No Man's Fort, like its sisters, sat in the sea in grim ruin, its armored plating rusting and its corridors leaky and corroded. The U.K. had gotten rid of its coast artillery in 1956, and there seemed to be no use for the strange round towers in the Solent.

This period would last for decades, into the 1980s, but one happy moment for No Man's Fort came in 1972. The BBC's hit show "Doctor Who," in its ninth season, featured Jon Pertwee as the Doctor. Episode 11, the third in a three-part episode called "The Sea Devils," saw the Doctor held as a prisoner on a dismal prison island while attempting to rescue a friend (via IMDb). Before it was purchased and turned into a luxury hotel, No Man's Fort was best known among Britons for this "Doctor Who" cameo, according to On the Wight.

Diseased and abandoned

The Ministry of Defence finally managed to sell No Man's Fort to a private buyer in 1982, who worked to restore it. The other Solent sea forts were bought up as well. The Solent Forts website states that Spitbank was turned into a museum, although it's not clear how long this venture, or this particular owner's tenure, lasted. 

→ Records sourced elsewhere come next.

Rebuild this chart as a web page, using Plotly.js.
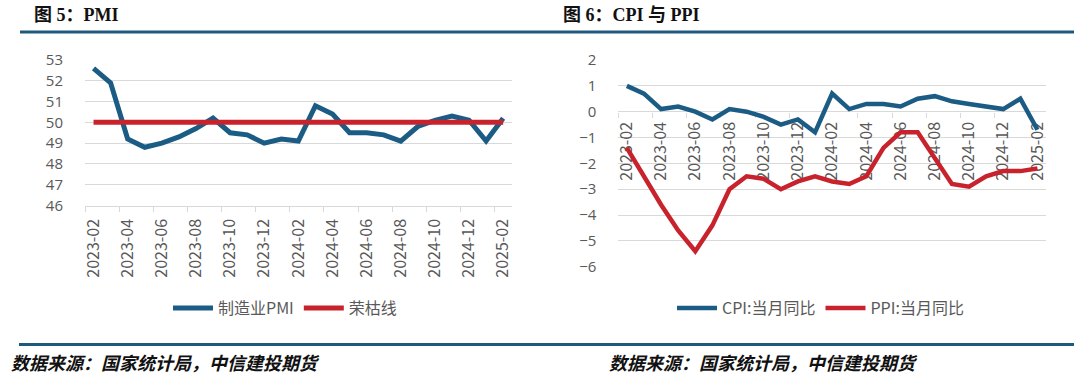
<!DOCTYPE html>
<html>
<head>
<meta charset="utf-8">
<script src="https://cdn.plot.ly/plotly-3.0.1.min.js"></script>
<style>
html,body{margin:0;padding:0;background:#fff;}
#chart{width:1080px;height:376px;}
</style>
</head>
<body>
<div id="chart"></div>
<script>
// ---- data ----
const months = ['2023-02','2023-03','2023-04','2023-05','2023-06','2023-07','2023-08','2023-09','2023-10','2023-11','2023-12',
  '2024-01','2024-02','2024-03','2024-04','2024-05','2024-06','2024-07','2024-08','2024-09','2024-10','2024-11','2024-12',
  '2025-01','2025-02'];
const pmi = [52.6,51.9,49.2,48.8,49.0,49.3,49.7,50.2,49.5,49.4,49.0,
  49.2,49.1,50.8,50.4,49.5,49.5,49.4,49.1,49.8,50.1,50.3,50.1,
  49.1,50.2];
const boomBust = [50,50,50,50,50,50,50,50,50,50,50,50,50,50,50,50,50,50,50,50,50,50,50,50,50];
const cpi = [1.0,0.7,0.1,0.2,0.0,-0.3,0.1,0.0,-0.2,-0.5,-0.3,
  -0.8,0.7,0.1,0.3,0.3,0.2,0.5,0.6,0.4,0.3,0.2,0.1,
  0.5,-0.7];
const ppi = [-1.4,-2.5,-3.6,-4.6,-5.4,-4.4,-3.0,-2.5,-2.6,-3.0,-2.7,
  -2.5,-2.7,-2.8,-2.5,-1.4,-0.8,-0.8,-1.8,-2.8,-2.9,-2.5,-2.3,
  -2.3,-2.2];
const names = {pmi:'制造业PMI', boom:'荣枯线', cpi:'CPI:当月同比', ppi:'PPI:当月同比'};
const titles = ['图 5：PMI', '图 6：CPI 与 PPI'];
const source = '数据来源：国家统计局，中信建投期货';
const leftY = [46, 53];
const rightY = [-6, 2];

// ---- layout helpers ----
const W = 1080, H = 376;
const px = v => v / W;
const py = v => (H - v) / H;
const BLUE = '#1B5C85', RED = '#C8232D', GRID = '#D9D9D9', TXT = '#595959', RULE = '#1F5A7C';
const FONT = 'Noto Sans CJK SC, Noto Sans, sans-serif';

const lDom = {x:[px(85), px(511.7)], y:[py(205.5), py(60)]};
const rDom = {x:[px(618.3), px(1046)], y:[py(266.7), py(60)]};
const rZeroPos = rDom.y[0] + (0 - rightY[0]) / (rightY[1] - rightY[0]) * (rDom.y[1] - rDom.y[0]);

const tickFont = {family: FONT, size: 16, color: TXT};
const yTickFont = {family: 'Open Sans, Noto Sans, sans-serif', size: 15, color: TXT};

const traces = [
  {x: months, y: pmi, name: names.pmi, type: 'scatter', mode: 'lines', line: {color: BLUE, width: 5}, xaxis: 'x', yaxis: 'y', legend: 'legend'},
  {x: months, y: boomBust, name: names.boom, type: 'scatter', mode: 'lines', line: {color: RED, width: 5}, xaxis: 'x', yaxis: 'y', legend: 'legend'},
  {x: months, y: cpi, name: names.cpi, type: 'scatter', mode: 'lines', line: {color: BLUE, width: 4.5}, xaxis: 'x2', yaxis: 'y2', legend: 'legend2'},
  {x: months, y: ppi, name: names.ppi, type: 'scatter', mode: 'lines', line: {color: RED, width: 4.5}, xaxis: 'x2', yaxis: 'y2', legend: 'legend2'}
];

const xCommon = {
  type: 'category', range: [-0.5, months.length - 0.5], dtick: 2, tick0: 0,
  tickangle: -90, tickfont: tickFont, showgrid: false, zeroline: false,
  ticks: 'outside', tickson: 'boundaries', ticklen: 5, tickcolor: GRID, tickwidth: 1,
  ticklabelstandoff: 6,
  showline: true, linecolor: GRID, linewidth: 1, fixedrange: true
};
const yCommon = {
  dtick: 1, tickfont: yTickFont, showgrid: true, gridcolor: GRID, gridwidth: 1,
  zeroline: false, showline: false, ticks: '', ticklabelstandoff: 21, fixedrange: true
};

const legendFont = {family: FONT, size: 16, color: TXT};

const layout = {
  width: W, height: H,
  margin: {l: 0, r: 0, t: 0, b: 0},
  paper_bgcolor: '#fff', plot_bgcolor: 'rgba(0,0,0,0)',
  showlegend: true,
  xaxis: Object.assign({}, xCommon, {domain: lDom.x, anchor: 'y'}),
  yaxis: Object.assign({}, yCommon, {domain: lDom.y, range: leftY, anchor: 'x'}),
  xaxis2: Object.assign({}, xCommon, {domain: rDom.x, anchor: 'free', position: rZeroPos, layer: 'below traces', showline: false}),
  yaxis2: Object.assign({}, yCommon, {domain: rDom.y, range: rightY, anchor: 'x2'}),
  legend: {orientation: 'h', x: px(168), y: py(308), xanchor: 'left', yanchor: 'middle',
    font: legendFont, bgcolor: 'rgba(0,0,0,0)', itemwidth: 40, tracegroupgap: 0},
  legend2: {orientation: 'h', x: px(672), y: py(308), xanchor: 'left', yanchor: 'middle',
    font: legendFont, bgcolor: 'rgba(0,0,0,0)', itemwidth: 40, tracegroupgap: 0},
  shapes: [
    {type: 'line', xref: 'paper', yref: 'paper', x0: px(20), x1: px(1074), y0: py(32), y1: py(32), line: {color: RULE, width: 3}},
    {type: 'line', xref: 'paper', yref: 'paper', x0: px(19), x1: px(1074), y0: py(344.5), y1: py(344.5), line: {color: RULE, width: 3}}
  ],
  annotations: [
    {text: '<b>' + titles[0] + '</b>', xref: 'paper', yref: 'paper', x: px(32), y: py(15), xanchor: 'left', yanchor: 'middle', showarrow: false,
      font: {family: 'Liberation Serif, Noto Sans CJK SC, serif', size: 18, color: '#111'}},
    {text: '<b>' + titles[1] + '</b>', xref: 'paper', yref: 'paper', x: px(561), y: py(15), xanchor: 'left', yanchor: 'middle', showarrow: false,
      font: {family: 'Liberation Serif, Noto Sans CJK SC, serif', size: 18, color: '#111'}},
    {text: '<i><b>' + source + '</b></i>', xref: 'paper', yref: 'paper', x: px(9), y: py(362), xanchor: 'left', yanchor: 'middle', showarrow: false,
      font: {family: FONT, size: 18, color: '#111'}},
    {text: '<i><b>' + source + '</b></i>', xref: 'paper', yref: 'paper', x: px(607), y: py(362), xanchor: 'left', yanchor: 'middle', showarrow: false,
      font: {family: FONT, size: 18, color: '#111'}}
  ]
};

Plotly.newPlot('chart', traces, layout, {displayModeBar: false, staticPlot: true});
</script>
</body>
</html>
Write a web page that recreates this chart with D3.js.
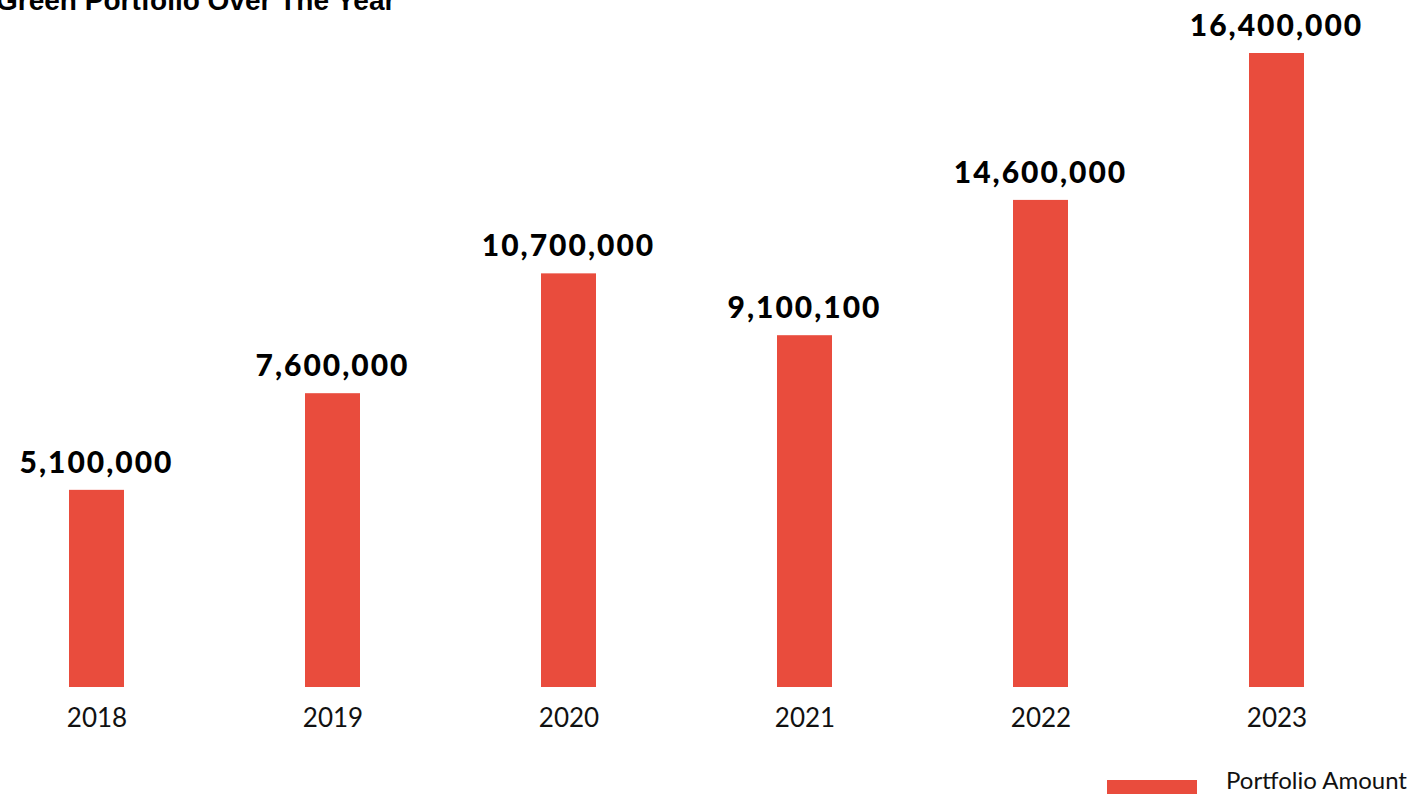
<!DOCTYPE html>
<html>
<head>
<meta charset="utf-8">
<script src="https://cdn.jsdelivr.net/npm/d3@7"></script>
<style>
  html, body { margin: 0; padding: 0; background: #fff; overflow: hidden; }
  svg { display: block; }
</style>
</head>
<body>
<svg id="chart" width="1424" height="794"></svg>
<script>
// ---- data ----
const years = ["2018", "2019", "2020", "2021", "2022", "2023"];
const portfolioAmount = [5100000, 7600000, 10700000, 9100100, 12600000, 16400000];
const valueLabels = ["5,100,000", "7,600,000", "10,700,000", "9,100,100", "14,600,000", "16,400,000"];
const seriesName = "Portfolio Amount";
const chartTitle = "Green Portfolio Over The Year";

const barColor = "#E94C3D";
const svg = d3.select("#chart");

const x = d3.scalePoint().domain(years).range([96.5, 1276.5]);
const y = d3.scaleLinear().domain([0, 16400000]).range([687, 53]);
const barW = 55;

// title (partly above the page edge, as in the reference)
svg.append("text")
  .attr("x", -4).attr("y", 10)
  .attr("font-family", "'Liberation Sans', Arial, sans-serif")
  .attr("font-weight", "bold")
  .attr("font-size", 28)
  .attr("fill", "#000")
  .text(chartTitle);

// bars
svg.selectAll("rect.bar").data(years).enter().append("rect")
  .attr("class", "bar")
  .attr("x", d => x(d) - barW / 2)
  .attr("width", barW)
  .attr("y", (d, i) => y(portfolioAmount[i]))
  .attr("height", (d, i) => y(0) - y(portfolioAmount[i]))
  .attr("fill", barColor);

// value labels
svg.selectAll("text.val").data(years).enter().append("text")
  .attr("class", "val")
  .attr("x", d => x(d))
  .attr("y", (d, i) => y(portfolioAmount[i]) - 17)
  .attr("text-anchor", "middle")
  .attr("font-family", "Lato, 'Open Sans', sans-serif")
  .attr("font-weight", 900)
  .attr("font-size", 30)
  .attr("letter-spacing", 2)
  .attr("fill", "#000")
  .text((d, i) => valueLabels[i]);

// x axis labels
const xAxis = d3.axisBottom(x).tickSize(0).tickPadding(0);
const gx = svg.append("g").attr("transform", "translate(0,708)").call(xAxis);
gx.select(".domain").remove();
gx.selectAll("text")
  .attr("dy", 0)
  .attr("y", 19)
  .attr("font-family", "Lato, 'Open Sans', sans-serif")
  .attr("font-size", 26)
  .attr("fill", "#111");

// legend
svg.append("rect")
  .attr("x", 1107).attr("y", 780)
  .attr("width", 90).attr("height", 16)
  .attr("fill", barColor);
svg.append("text")
  .attr("x", 1226).attr("y", 789)
  .attr("font-family", "Lato, 'Open Sans', sans-serif")
  .attr("font-size", 24)
  .attr("fill", "#111")
  .text(seriesName);
</script>
</body>
</html>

In 2004, a developer named Harmesh Pooni reportedly purchased No Man's Land for £6 million (roughly $5 million USD), hoping to lease it as a venue for special occasions (via Slate). That same year, the fort suffered an outbreak of legionella, a deadly bacterium, which was found to be contaminating pool water on the island. Decontaminating it proved so expensive that the owner had to declare bankruptcy. Per Slate, Pooni was forcibly evicted from No Man's Fort in 2009. Legionella causes Legionnaire's disease, which according to the CDC is a deadly, virulent pneumonia. 

And now, a luxury hotel

In 2009, Amazing Venues purchased No Man's Fort and Spitbank with a wild plan in mind. They were on the sea, remote, and had plenty of room — why not make a luxury hotel of them?

So they did. The Solent Forts resort opened in 2012. They're fairly small: Spitbank, for example, has only nine suites for guests. Nevertheless, it's a far cry from the fort's grim past. Accessible by a ferry, which departs from Gunwharf Quay in Portsmouth every day at 12 p.m. and 6:30 p.m. sharp, the hotel has a champagne cellar, a restaurant, a sauna, fishing tackle for guest use, treasure hunts in the fort's deep chambers, a fashionable cocktail bar, and speedboats. "If you've got a particular request, however outlandish it may seem, just ask," reads their website. "If it's possible (and legal) we'll almost certainly give it a go." As of 2022, the Solent Forts website notes that No Man's Fort and Spitbank are both closed due to COVID-19.